The 49th session of the Tan Lark Sye Lecture Series, organized by the Institute of International Education and the Tan Lark Sye Institute of New Era University College (NEUC), was held on 29 April. The lecture featured Asst. Prof. Dr. Pang Koon Kein from the Research Institute of Global Chinese and Area Studies, Hua Qiao University, as the keynote speaker. He delivered a talk entitled “Technology, Rubber, and Agrarian Labour: The Global Crisis of Rubber Plantations and the Malayan Emergency”. The lecture was moderated by Assoc. Prof. Dr. Lew Siew Boon, Assistant Dean of the Institute of International Education, and attracted more than 150 participants. In the lecture, Dr. Pang examined the Malayan Emergency through the lens of the global rubber plantation crisis, offering an in-depth discussion of the political, economic, and social forces behind this historical period.

Dr. Pang Koon Kein is a Malaysian Chinese scholar who has served as an Assistant Professor at the Research Institute of Global Chinese and Area Studies, Hua Qiao University, since September 2024. He holds a PhD from the Department of History at Peking University, where his doctoral thesis was honored as an Outstanding Graduation Thesis. During his studies in China, he received the Tsinghua University Scholarship, the Peking University Freshman Scholarship, the Beijing Government Scholarship, and the Chinese Government Scholarship. His main research fields include Southeast Asian history and the history of Overseas Chinese, with a current focus on the history of Chinese laborers in Malayan plantations. He is currently leading one university-level project and one national-level project.

During the lecture, Dr. Pang revisited the historical event in which the Malay Peninsula entered the twelve-year period known as the “Malayan Emergency” in 1948. He noted that traditional narratives often frame the Emergency as a form of political strife, focusing mainly on British colonial authorities, ethnic elites, representative organizations, and the decolonization movement. However, such narratives may overlook other important factors that shaped post-war Malayan society. Taking “rubber” as a key point of departure, Dr. Pang analyzed how this tropical crop connected technology, capital, and agrarian labour, and how it triggered a political, economic, and social storm in Malaya.

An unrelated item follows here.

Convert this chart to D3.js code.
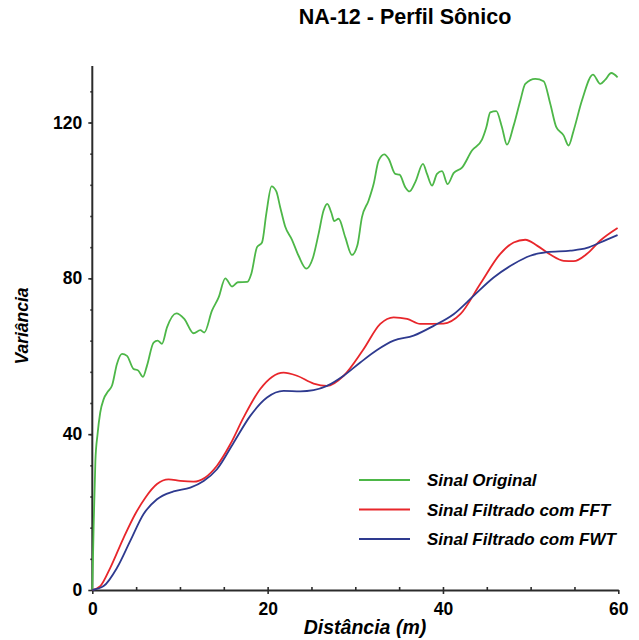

Following the lecture, participants actively engaged with the speaker during the Q&A session, raising questions related to the global rubber plantation crisis, historical narratives of the Malayan Emergency, the history of Chinese laborers in plantations, and the political economy of colonial Malaya. Dr. Pang responded to each question in turn, fostering an engaging and dynamic exchange.